New amendments proposed by the Securities and Exchange Commission (SEC) will prohibit registered investment advisers from outsourcing covered functions to third-party providers without conducting diligence and monitoring. Though investment advisers have been outsourcing third-party services for decades, the SEC has proposed these new amendments to ensure that they fulfill their clients' obligations.
What does this mean for investment advisers, and how can you prepare for the changes ahead? Let's look at some of the proposed requirements and how your organization can prepare to comply.
Why Is Third-Party Oversight Important?
Without proper oversight, outsourcing products or services necessary to provide investment advisory services can expose an organization and its clients to various threats. A few examples of these threats include cyber breaches, financial losses, reputational damage, compliance violations, operational disruptions, and legal action. For example, a service provider with lax cybersecurity practices could result in the loss or misuse of a client's information. And suppose a service provider has poor or missing compliance controls. In that case, there may be an inability to prevent fraudulent, deceptive, or manipulative activities committed by employees and others.
To combat these risks, the SEC's proposed amendments require investment advisers to perform due diligence and monitoring activities to verify that the vendor aligns with their obligations to their clients. For many investment advisers, these activities may seem unfamiliar or overwhelming, and your organization might not know where to start. So, let's look at these new requirements and how investment adviser organizations can prepare to comply with these amendments.
How Can Your Organization Prepare for Compliance?
Under the amendments, your organization should be performing due diligence and monitoring any service provider providing a covered function. The SEC defines a covered function as:
- Those necessary for the adviser to provide its investment advisory services in compliance with the Federal securities laws
- Those that, if not performed or performed negligently, would be reasonably likely to cause a material negative impact on the adviser's clients or on the adviser's ability to provide investment advisory services.
The SEC has identified multiple examples of covered functions, including:
- Adviser/sub adviser client services
- Investment risk
- Portfolio accounting
- Record keeping
- Trade communication and allocation
- Technology or services related to an adviser’s investment decision-making processes
Identifying your outsourced covered functions and the service providers responsible for them is a good first step in preparing for the proposed rule. From there, it is important to understand the scope and scale of the due diligence and monitoring requirements.
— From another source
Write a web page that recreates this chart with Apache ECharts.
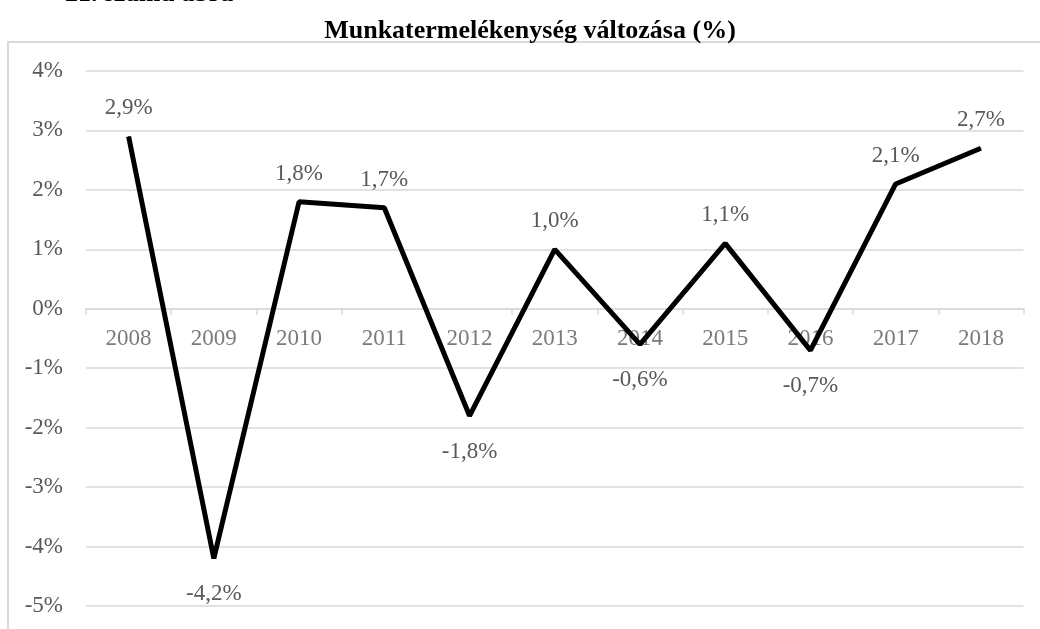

Understanding the Requirements
The SEC has detailed expectations for due diligence and monitoring. Your processes must account for the following:
- Identifying and documenting the nature and scope of the services
- Identifying and assessing the potential risks resulting from the service provider performing the covered function, including how to mitigate and manage such risks
- Evaluating the service provider's competence, capacity, and resources necessary to perform the covered function, which may include the review and assessment of:
- Due diligence questionnaires
- A summary of a service provider's business continuity plan
- An assurance report on controls by an independent party,
- Certifications or other information regarding a provider's operational resiliency or implementation of compliance policies, procedures, and controls relating to its systems,
- Results of any testing
- Conducting periodic onsite visits
- Additional information relevant to the scope and risks of the product or service
- Business continuity and disaster recovery plans
- Certifications that verify the provider's resiliency or system controls
- Penetration testing results
- On-site visits
Upon engaging a service provider, the proposed rule requires the adviser to periodically monitor the service provider's risk profile and performance. Monitoring should occur in a manner and at a frequency that allows the adviser to determine if it remains appropriate to continue outsourcing the covered function to the specific service provider
Once you've identified your covered functions and the associated service providers and understand the new requirements, it's necessary to identify how to execute the necessary processes.
For organizations that already have a third-party risk management program in place, it will be easier to comply with the proposed rule and its due diligence and monitoring requirements. After all, due diligence and monitoring are part of the third-party risk management lifecycle and will automatically be part of any healthy third-party risk management program.
Meanwhile, advisers without any third-party risk management processes may find a lot more work ahead of them to begin executing these practices. Still, working to implement a third-party risk management program before the proposed rule becomes effective can be a sound strategy. A robust TPRM program will help advisers comply with the proposed SEC rule and continue to support overall regulatory compliance now and in the future. TPRM programs also provide other benefits, helping your organization protect sensitive data, preserve your operational resiliency, and safeguard your hard-won reputation.